Increase in Singapore’s house-sharing as regulations are ignored
DESPITE government legislation putting a ban on short-term lets in Singapore, home-sharing is steadily on the increase.
Under current Urban Redevelopment Authority (URA) rulings, homeowners in Singapore are disallowed from leasing their homes for stays any shorter than six months. If found to be in violation of this, the homeowner could face a fine of up to S$200,000 (US$147,773) or in some cases a one-year jail sentence.
Yet these deterrents are not having much of an effect on Singaporeans. Data collected from the government’s National Development Department reveal that cases of short-term private home tenancies are on track to hit 711 by December 2017, exceeding last year’s 608 cases.
The constraints in place against home-sharing sites such as AirBnB try to enforce safety measures for tenants and residents. They also work to strike an equal balance between private landlords and hotels. However, the tourism influx into Singapore is currently not being mirrored by hotel reservations.
The Singaporean government are left with the difficult process of trying to balance residents’ concerns of privacy, taxation and occupant safety, while trying to adjust to a changing global economy.
Airbnb said its users who travel to Singapore stay on average for 4.1 nights, compared with 3.6 nights for the average tourist, according to Bloomberg Technology.

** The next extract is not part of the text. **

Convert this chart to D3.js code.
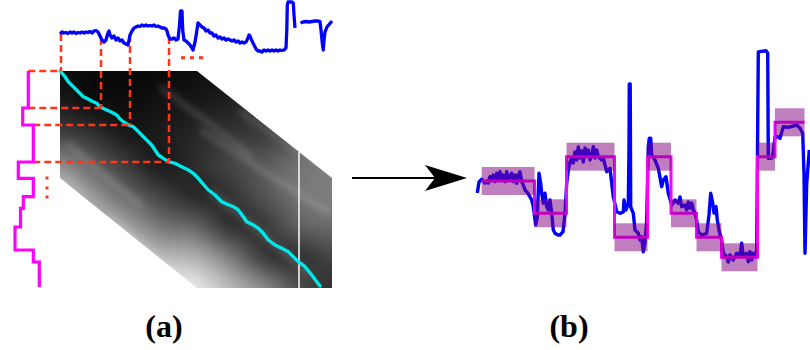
<!DOCTYPE html>
<html>
<head>
<meta charset="utf-8">
<script src="https://cdn.jsdelivr.net/npm/d3@7"></script>
<style>
  html, body { margin: 0; padding: 0; background: #fff; }
  svg { display: block; }
</style>
</head>
<body>
<svg id="fig" width="810" height="350"></svg>
<script>
// ---------- Panel (a) data ----------
// query signal (frame, amplitude), drawn above the cost matrix, two pieces
const querySigA = [[0,22],[2,24],[4,23],[6,23.5],[8,22.5],[10,24],[12,23],[14,24],[16,22.5],[18,23.5],[20,23],[22,24],[24,23],[26,24],[28,23.5],[30,24.5],[32,23],[34,25],[36,25.5],[38,24],[40,20],[42,16],[44,14],[46,16],[47,20],[48,23],[49,25],[50,21],[52,18],[54,20],[56,16],[58,18],[60,15],[62,16],[64,13],[66,12],[68,11],[69,16],[70,21],[72,25],[74,28],[76,29],[78,30],[80,29.5],[82,31],[84,30],[86,31],[88,30],[90,30.5],[92,30],[94,31],[96,29.5],[98,30],[100,29],[102,28],[104,28],[106,27],[107,25],[108,21],[110,17],[112,17],[114,18],[116,16],[118,17],[119.5,31],[120.5,45],[122,45],[122.7,26],[124,16],[126,15],[128,13],[130,11],[132,8],[133,6],[135,14],[136.5,23],[138,33],[140,31],[142,29],[144,28],[146,25],[148,26],[150,23],[152,23],[154,20],[156,21],[158,18],[160,19],[162,17],[164,18],[166,16],[168,17],[170,16],[172,15],[174,16],[176,14],[178,15],[180,13],[182,14],[184,13],[186,14],[188,18],[189,21],[190,20],[192,15],[194,11],[196,7],[198,5],[200,5],[202,4],[204,6],[206,5],[208,6],[210,5],[212,6],[214,5],[216,6],[218,5],[220,6],[222,5.5],[224,6],[226,8],[226.8,26],[227.3,51],[228,54],[232,54],[233.3,53],[234,41],[235,28]];
const querySigB = [[240.5,33],[243,34],[246,34.5],[249,34],[252,34.5],[255,35],[258,35],[260,34.5],[261,26],[262.5,11],[263.3,6],[264,16],[265,24],[267,29],[269.5,32],[272,35]];

// reference signal as piecewise-constant levels: [startFrame, endFrame, level]
const refSteps = [[0,37,18.3],[37,54,12.7],[54,91,23.3],[91,107.3,8.3],[107.3,125.7,23.3],[125.7,137.3,13.3],[137.3,156,10.5],[156,179,5],[179,191,23.3],[191,216,29.3]];

// accumulated cost grid (0 = low cost/black, 100 = high cost/white)
const gridQ = [0,34,68,102,136,170,204,238,272];
const gridR = [0,31,62,93,124,155,186,217];
const costGrid = [
  [5,3,3,4,5,8,12,16,20],
  [11,5,5,7,9,13,18,22,25],
  [25,18,9,11,15,20,23,27,31],
  [55,37,22,9,18,27,35,45,47],
  [82,59,39,25,14,20,33,45,50],
  [92,78,63,45,39,18,21,38,42],
  [98,92,84,73,69,49,22,18,27],
  [100,98,96,94,92,73,55,31,18]
];
// faint ridges of higher cost running through the matrix (query frame, reference frame)
const costRidges = [
  [[100,16],[140,45],[193,86]],
  [[140,59],[200,98],[270,142]],
  [[7,72],[45,105],[83,136]],
  [[50,146],[90,180],[127,216]],
  [[150,120],[200,160],[250,205]],
  [[180,40],[230,75],[272,100]]
];
// band-limited region of the matrix (query frame, reference frame)
const bandOutline = [[0,0],[137,0],[272,107],[272,217],[137,217],[0,107]];

// optimal warping path (query frame, reference frame)
const warpPath = [[0,0],[5,5.7],[8.3,10.7],[13.3,15.7],[18.3,20.7],[23.3,25.7],[26.7,27.3],[31.7,30],[36.7,32.3],[40,35.7],[45,38.3],[51.7,41.3],[56.7,44],[60,48],[63.3,50.7],[68.3,54],[73.3,55.7],[76.7,59],[81.7,64],[86.7,69],[91.7,74],[95,79],[98.3,84],[103.3,87.3],[108.3,90.7],[115,92.3],[121.7,95.7],[128.3,99],[133.3,102.3],[138.3,107.3],[141.7,111.3],[148.3,119],[155,124],[161.7,130.7],[166.7,133],[173.3,135.7],[178.3,139],[183.3,145.7],[186.7,150.7],[193.3,154],[198.3,157.3],[203.3,162.3],[208.3,169],[215,174],[221.7,177.3],[228.3,180.7],[233.3,185.7],[238.3,190.7],[245,195.7],[251.7,204],[256.7,210.7],[260,215]];

// matched boundaries (query frame, reference frame)
const boundaries = [[0,0],[41,37],[70,54],[109,91]];
// frame of the vertical marker line inside the matrix
const markerFrame = 239, markerFrom = 81;
// continuation dots
const dotsQuery = [123,132,141];
const dotsRef = [107,117,126];

// ---------- Panel (b) data ----------
const signalB = [[7.3,87],[9,98],[11.7,100.7],[13,99],[15,97],[17,99],[18.3,97],[20,103.3],[21.7,100],[23.3,105],[25,98.3],[26.7,106.7],[28.3,100],[30,108.3],[31.7,101.7],[33.3,105],[35,98.3],[36.7,108.3],[38.3,100],[41.7,106.7],[43.3,98.3],[45,105],[46.7,96.7],[48.3,105],[50,108.3],[51.7,98.3],[53.3,95],[55,90],[56.7,88.3],[60,83.3],[61.7,80],[63.3,73.3],[65.7,55],[67.3,63.3],[69,106.7],[70.7,96.7],[71.7,86.7],[73.3,76.7],[75,86.7],[76.7,73.3],[78.3,70],[80,80],[81.7,66.7],[83.3,50],[85,46.7],[88,45],[90,45],[93,48.3],[95,66.7],[96.7,96.7],[98.3,110],[100,118],[101.7,122],[103.3,117],[105,128],[106.7,120],[108.3,133],[110,122],[111.7,129],[113.3,118],[115,132],[116.7,124],[118.3,130],[120,120],[121.7,125],[123.3,133.3],[125,122],[126.7,130],[128.3,123.3],[131.7,120],[133.3,122],[136.7,108.3],[140,111.7],[141.7,96.7],[143.3,83.3],[146.7,68.3],[150,66.7],[153.3,68],[154,80],[156,70],[158.3,76.7],[159,130],[159.3,196],[160.2,196],[160.7,73],[163.3,66.7],[165,50],[168.3,46.7],[170,40],[171.7,43.3],[173.3,28.3],[175,37],[176.7,60],[178.3,133.3],[179.3,141.7],[180.7,141.7],[181.7,125],[185,120],[188.3,111.7],[191.7,93.3],[193.3,100],[196,103.3],[198.3,86.7],[201.7,75],[205,80],[208.3,76.7],[210,83],[211.7,73.3],[215,75],[216.7,70],[218.3,78],[220,72],[221.7,77],[223.3,70],[225,66.7],[226.7,60],[228.3,48.3],[231.7,45],[236.7,46.7],[239,65],[240.7,86.7],[242.7,77],[244,67],[246,73.3],[247.3,60],[249.3,48.3],[251.7,40],[253.3,26.7],[256.7,23.3],[258.3,18],[260,25],[263.3,20],[266.7,26.7],[270,25],[271.7,36.7],[273.3,23.3],[276.7,26.7],[278.3,18.3],[280,28.3],[281.7,20],[283.3,26.7],[285,23.3],[286.7,30],[288.3,228],[290,228.3],[296,229.3],[297.7,227],[298.3,121.7],[300,121.7],[302,122],[303.3,128],[305,143.3],[307.3,143.3],[310,141.7],[313.3,153.3],[318.3,152.7],[323.3,154],[326.7,155],[330,151.7],[332.7,146.7],[334,106.7],[335,26.7],[336.7,96.7],[339.3,130]];

// segmented states: start frame, end frame, level
const stateStart = [11.7,64.5,96.5,144.5,177.5,201,226.5,251.5,287.5,305];
const stateEnd   = [64.5,96.5,144.5,177.5,201,226.5,251.5,287.5,305,334.5];
const stateLevel = [99,66.7,123.3,42.7,123.3,66.7,42.7,22.7,123.3,157.7];
const stateBand = 14;

const panelLabels = ["(a)", "(b)"];

// ---------- scales ----------
const qScale = d3.scaleLinear().domain([0, 272]).range([60, 332]);   // query frames
const rScale = d3.scaleLinear().domain([0, 217]).range([71, 288]);   // reference frames
const topAmp = d3.scaleLinear().domain([0, 54]).range([56, 2]);      // query amplitude
const leftAmp = d3.scaleLinear().domain([0, 35]).range([10, 45]);    // reference amplitude
const bX = d3.scaleLinear().domain([0, 340]).range([470, 810]);
const bY = d3.scaleLinear().domain([0, 240]).range([280, 40]);
const costColor = d3.scaleLinear().domain([0, 100]).range(["#000000", "#ffffff"]);

const svg = d3.select("#fig");
const defs = svg.append("defs");

const RED = "#ff361a", BLUE = "#0000ff", MAGENTA = "#ff00ff", CYAN = "#00e8ea";

// ---------- cost matrix raster ----------
defs.append("clipPath").attr("id", "band")
  .append("polygon")
  .attr("points", bandOutline.map(p => [qScale(p[0]), rScale(p[1])].join(",")).join(" "));
defs.append("filter").attr("id", "soft")
  .attr("filterUnits", "userSpaceOnUse")
  .attr("x", 40).attr("y", 50).attr("width", 320).attr("height", 260)
  .append("feGaussianBlur").attr("stdDeviation", 3);

(function drawCost() {
  const nc = gridQ.length, nr = gridR.length;
  const small = document.createElement("canvas");
  small.width = nc; small.height = nr;
  const sctx = small.getContext("2d");
  const im = sctx.createImageData(nc, nr);
  costGrid.forEach((row, j) => row.forEach((v, i) => {
    const c = d3.rgb(costColor(v));
    const k = 4 * (j * nc + i);
    im.data[k] = c.r; im.data[k + 1] = c.g; im.data[k + 2] = c.b; im.data[k + 3] = 255;
  }));
  sctx.putImageData(im, 0, 0);
  const cw = qScale(gridQ[1]) - qScale(gridQ[0]);
  const ch = rScale(gridR[1]) - rScale(gridR[0]);
  const W = Math.round(cw * nc), H = Math.round(ch * nr);
  const big = document.createElement("canvas");
  big.width = W; big.height = H;
  const bctx = big.getContext("2d");
  bctx.imageSmoothingEnabled = true;
  bctx.imageSmoothingQuality = "high";
  bctx.drawImage(small, 0, 0, W, H);

  const g = svg.append("g").attr("clip-path", "url(#band)");
  g.append("image")
    .attr("href", big.toDataURL())
    .attr("x", qScale(gridQ[0]) - cw / 2)
    .attr("y", rScale(gridR[0]) - ch / 2)
    .attr("width", W).attr("height", H)
    .attr("preserveAspectRatio", "none");
  g.append("g").attr("filter", "url(#soft)")
    .selectAll("path").data(costRidges).join("path")
    .attr("d", d3.line().curve(d3.curveBasis).x(d => qScale(d[0])).y(d => rScale(d[1])))
    .attr("fill", "none").attr("stroke", "#ffffff").attr("stroke-opacity", 0.16)
    .attr("stroke-width", 6);
})();

// marker line in the matrix
svg.append("line")
  .attr("x1", qScale(markerFrame)).attr("x2", qScale(markerFrame))
  .attr("y1", rScale(markerFrom)).attr("y2", rScale(217))
  .attr("stroke", "#f4f4f4").attr("stroke-width", 1.6);

// warping path
svg.append("path")
  .attr("d", d3.line().x(d => qScale(d[0])).y(d => rScale(d[1]))(warpPath))
  .attr("fill", "none").attr("stroke", CYAN).attr("stroke-width", 3.4)
  .attr("stroke-linejoin", "round").attr("stroke-linecap", "round");

// helpers to read the query value / reference level at a frame
function queryAt(f) {
  const s = querySigA;
  for (let i = 1; i < s.length; i++) {
    if (s[i][0] >= f) {
      const t = (f - s[i - 1][0]) / (s[i][0] - s[i - 1][0] || 1);
      return s[i - 1][1] + t * (s[i][1] - s[i - 1][1]);
    }
  }
  return s[s.length - 1][1];
}
function refEdge(r) {
  const touching = refSteps.filter(s => s[0] <= r && s[1] >= r);
  return d3.max(touching, s => s[2]);
}

// dashed boundary guides
const guides = svg.append("g")
  .attr("stroke", RED).attr("stroke-width", 2.5)
  .attr("stroke-dasharray", "7,4").attr("fill", "none");
boundaries.forEach(([q, r]) => {
  const gx = qScale(q) + (q === 0 ? 1 : 0);
  guides.append("line")
    .attr("x1", gx).attr("x2", gx)
    .attr("y1", topAmp(queryAt(q))).attr("y2", rScale(r));
  guides.append("line")
    .attr("y1", rScale(r)).attr("y2", rScale(r))
    .attr("x1", leftAmp(refEdge(r))).attr("x2", gx);
});

// query signal on top
[querySigA, querySigB].forEach(seg => {
  svg.append("path")
    .attr("d", d3.line().x(d => qScale(d[0])).y(d => topAmp(d[1]))(seg))
    .attr("fill", "none").attr("stroke", BLUE).attr("stroke-width", 3.3)
    .attr("stroke-linejoin", "round");
});

// reference signal on the left (vertical time axis)
const refPts = [];
refSteps.forEach(([r0, r1, v]) => { refPts.push([v, r0]); refPts.push([v, r1]); });
svg.append("path")
  .attr("d", d3.line().x(d => leftAmp(d[0])).y(d => rScale(d[1]))(refPts))
  .attr("fill", "none").attr("stroke", MAGENTA).attr("stroke-width", 3.2)
  .attr("stroke-linejoin", "miter");

// continuation dots
svg.append("g").attr("fill", RED).selectAll("rect").data(dotsQuery).join("rect")
  .attr("x", d => qScale(d) - 2).attr("y", topAmp(-1.7) - 1.5)
  .attr("width", 4).attr("height", 3);
svg.append("g").attr("fill", RED).selectAll("rect").data(dotsRef).join("rect")
  .attr("x", leftAmp(37) - 1.5).attr("y", d => rScale(d) - 1.5)
  .attr("width", 3).attr("height", 3);

// ---------- arrow between panels ----------
(function arrow() {
  const y = 178, x0 = 352, tip = 467, back = 425, notch = 435, hw = 13;
  svg.append("line").attr("x1", x0).attr("x2", notch + 2).attr("y1", y).attr("y2", y)
    .attr("stroke", "#000").attr("stroke-width", 2);
  const p = d3.path();
  p.moveTo(tip, y); p.lineTo(back, y - hw); p.lineTo(notch, y); p.lineTo(back, y + hw); p.closePath();
  svg.append("path").attr("d", p.toString()).attr("fill", "#000");
})();

// ---------- Panel (b) ----------
svg.append("path")
  .attr("d", d3.line().x(d => bX(d[0])).y(d => bY(d[1]))(signalB))
  .attr("fill", "none").attr("stroke", BLUE).attr("stroke-width", 3.4)
  .attr("stroke-linejoin", "round");

const stepPts = [];
stateLevel.forEach((lv, i) => { stepPts.push([stateStart[i], lv]); stepPts.push([stateEnd[i], lv]); });
svg.append("path")
  .attr("d", d3.line().x(d => bX(d[0])).y(d => bY(d[1]))(stepPts))
  .attr("fill", "none").attr("stroke", MAGENTA).attr("stroke-width", 3)
  .attr("stroke-linejoin", "miter");

svg.append("g").selectAll("rect").data(stateLevel).join("rect")
  .attr("x", (d, i) => bX(stateStart[i]))
  .attr("width", (d, i) => bX(stateEnd[i]) - bX(stateStart[i]))
  .attr("y", d => bY(d + stateBand))
  .attr("height", d => bY(d - stateBand) - bY(d + stateBand))
  .attr("fill", "#800080").attr("fill-opacity", 0.5);

// ---------- panel labels ----------
svg.append("g").selectAll("text").data(panelLabels).join("text")
  .attr("x", (d, i) => [164, 569][i]).attr("y", 337)
  .attr("text-anchor", "middle")
  .attr("font-family", "'Liberation Serif', 'Times New Roman', serif")
  .attr("font-weight", "bold").attr("font-size", 32)
  .text(d => d);
</script>
</body>
</html>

An advantage of Airbnb operating in Singapore is that many properties on the site reside outside the known hotel districts. This increases revenue for local economies.
Airbnb responded to the regulations imposed earlier this year saying: “More than 50 per cent of hosts in Singapore are sharing their primary residence – the home in which they live. For a lot of Singaporeans, the opportunity to list their home on Airbnb – for an average of S$5,000 ($3,694) per year – makes a real difference paying off the mortgage, electricity bills and other daily expenses.”
Hotel receipts are down but visitors are on the rise
Chia Kak Bin, a Singapore-based senior economist with Maybank Kim Eng Research, studied reams of data collated from the tourism industry to help collectively illustrate and understand the size of the home-sharing market.
The data has no conclusive results due to the lack of comprehensive public figures on the companies’ operations.
But the speculative data does show hotel receipts are in decline, yet international visitors are on the rise. Therefore, Chua concludes, informal short-term rental must be gaining.
“Home-sharing may attract a new segment of visitors who would have otherwise not come to Singapore,” Chua added.
The future of home-sharing remains ambiguous. Lawmakers, residents and accommodation companies will have to work together to ensure an inclusive and wide-ranging set of regulations are adhered to, while still working off their own agendas.
But one thing is for certain, travelers will always look for the best their buck can get them, and home-sharing appears to be leading the way.